La pregunta “qué libro hay en tu mesa de noche" siempre me ha parecido más poética, provocadora e imprecisa que aquella que cuestiona por cuál es el último libro que se está leyendo.
Quizás la belleza de aquella pregunta radique precisamente en su imprecisión.
En una mesa de noche pueden habitar, por ejemplo, libros de aquellos que no son para leer sino para contemplar. Son aquellos los libros que funcionan como paisajes, escenografías deseadas para sueños que llegarán más tarde aquella noche, pero de los cuales con frecuencia no habrá recuerdo al despertar.
En otras mesas pasan en vela los libros preferidos, aquellos que se han leído una y cien veces y que cada vez dicen algo diferente, como una suerte de magia que hace que sea el libro quien lea a la persona y por eso, justo por eso, modificara sus ideas, sus frases y memorias.
Hay estudiantes, recuerdo algunos, que en su mesa tenían algún libro de texto. Soñaban vanamente y sin nunca confesarlo que de alguna forma lo que decía en esos libros pasara de noche a sus cabezas. Sobra decir que aquello nunca llega a funcionar, lo sé por experiencia propia.
Conozco algunas mesas más que son habitadas por libros que son una provocación para noches en las que no se conciliaran sueños, peleas o lecturas. Algunos ilustrados, como una suerte de kamasutra moderno, y otros en los cuales el erotismo se encuentra entre las curvas de algunas letras y las piernas abiertas de otras más.
O tal vez en aquella mesa haya un libro de cuentos para el bien dormir. Cuentos cortos, de aquellos que cuentan con las palabras justas y en la medida exacta.
Hay otros que guardan en su mesa aquello que su fe dicta como palabra santa. Lo guardan como una suerte de talismán contra males y desgracias, aunque muchas veces no lo lean y casi nunca lo practiquen.

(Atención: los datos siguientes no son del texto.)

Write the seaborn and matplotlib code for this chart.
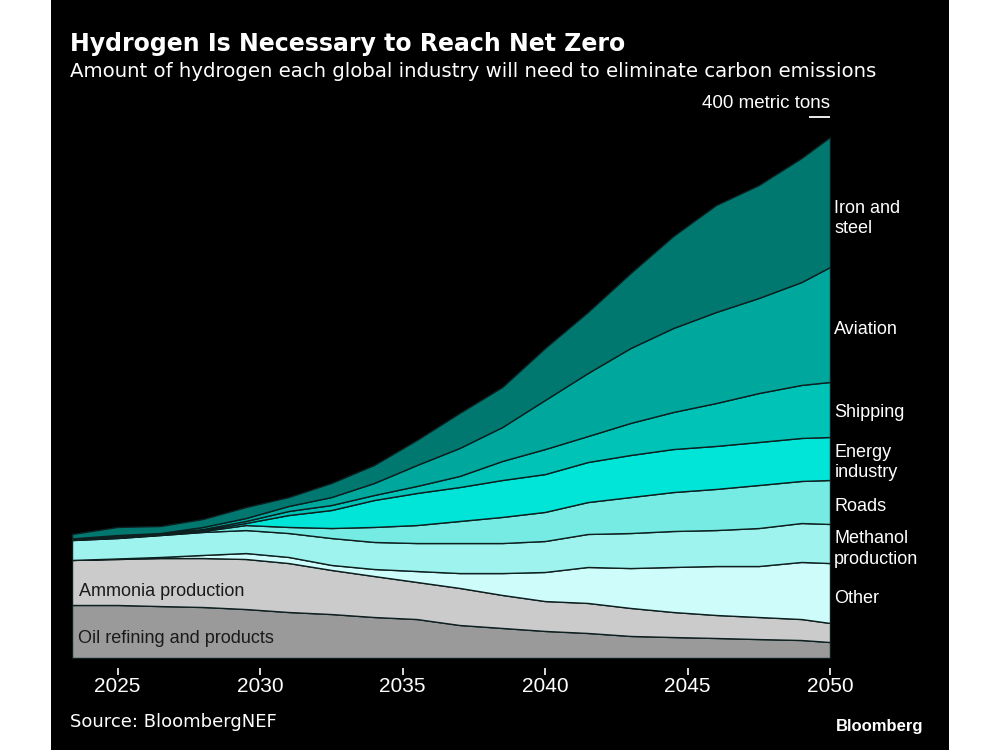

Y hay mesas, esas son las peores, que hasta hace unas noches cojeaban y que ahora bajo alguna de sus patas, un libro ha vuelto a regalarles equilibrio. Esas mesas son para los libros una afrenta imborrable, pues de hecho guardarán sobre su lomo la cicatriz del peso de una mesa en la que nunca se leyó.
¿Qué libro hay, me pregunto, en tu mesa de noche?